The Lookahead Limitation: Why Multi-Operand Addition is Hard for LLMs
Tanja Baeumel, Josef van Genabith, Simon Ostermann
TL;DR
This paper investigates why autoregressive LLMs struggle with multi-operand addition, attributing the difficulty to a shallow one-digit lookahead that fails to anticipate cascading carries. Through probing experiments, formalization of left-to-right addition, and controlled multi-operand datasets, the authors show that the carry state is not reliably represented when only a single-digit lookahead is available, and that this limitation persists across tokenization schemes. They introduce a formal carry heuristic H1, demonstrate its predictive power for both two- and multi-operand addition, and provide empirical evidence that model accuracy deteriorates in proportion to the number of operands. The findings reveal a fundamental limitation in current LLMs for complex numerical reasoning and point to deeper lookahead as a promising direction to enhance arithmetic capabilities with practical implications for numerical tasks and algorithmic reasoning.”
Abstract
Autoregressive large language models (LLMs) exhibit impressive performance across various tasks but struggle with simple arithmetic, such as addition of two or more operands.
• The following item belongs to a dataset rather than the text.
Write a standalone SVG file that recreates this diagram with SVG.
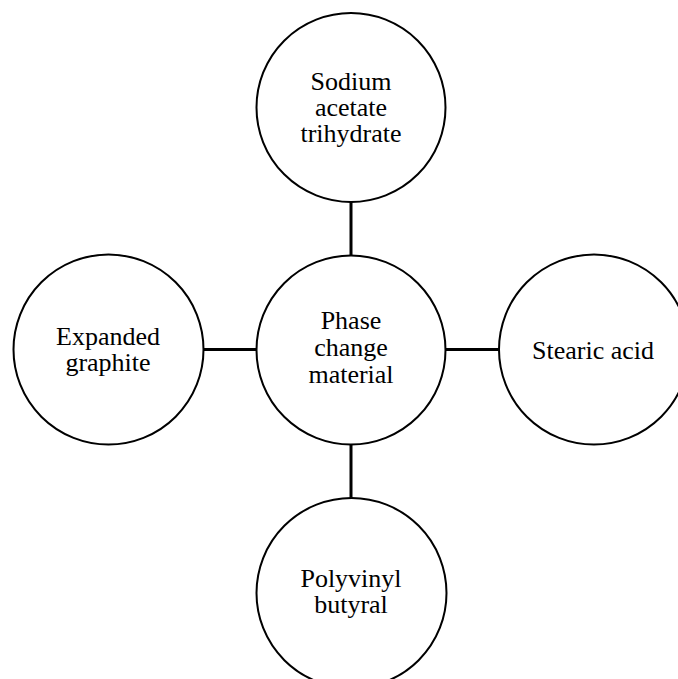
<svg xmlns="http://www.w3.org/2000/svg" width="678" height="679" viewBox="0 0 678 679">
<style>
.node circle{fill:#fff;stroke:#000;stroke-width:2}
.node text{font-family:"Liberation Serif","Times New Roman",serif;font-size:26px;fill:#000;text-anchor:middle}
.edges line{stroke:#000;stroke-width:3}
</style>
<rect width="678" height="679" fill="#fff"/>
<g class="edges">
<line x1="351" y1="202" x2="351" y2="256"/>
<line x1="351" y1="445" x2="351" y2="498"/>
<line x1="204" y1="349.5" x2="257" y2="349.5"/>
<line x1="446" y1="349.5" x2="499" y2="349.5"/>
</g>
<g id="center" class="node">
<circle cx="351" cy="350" r="94.5"/>
<text x="351" y="329">Phase</text>
<text x="351" y="356">change</text>
<text x="351" y="383">material</text>
</g>
<g id="top" class="node">
<circle cx="351" cy="107.5" r="94.5"/>
<text x="351" y="90">Sodium</text>
<text x="351" y="116">acetate</text>
<text x="351" y="142">trihydrate</text>
</g>
<g id="left" class="node">
<circle cx="108.5" cy="349.5" r="95"/>
<text x="108" y="345">Expanded</text>
<text x="108" y="371">graphite</text>
</g>
<g id="right" class="node">
<circle cx="594" cy="349.5" r="95"/>
<text x="593" y="359">Stearic acid</text>
</g>
<g id="bottom" class="node">
<circle cx="351.5" cy="593" r="95"/>
<text x="351" y="587">Polyvinyl</text>
<text x="351" y="613">butyral</text>
</g>
</svg>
We show that this struggle arises from LLMs' use of a simple one-digit lookahead heuristic, which works fairly well (but not perfect) for two-operand addition but fails in multi-operand cases, where the carry-over logic is more complex. Our probing experiments and digit-wise accuracy evaluation show that LLMs fail precisely where a one-digit lookahead is insufficient to account for cascading carries. We analyze the impact of tokenization strategies on arithmetic performance and show that all investigated models, regardless of tokenization, are inherently limited in the addition of multiple operands due to their reliance on a one-digit lookahead heuristic. Our findings reveal fundamental limitations that prevent LLMs from generalizing to more complex numerical reasoning.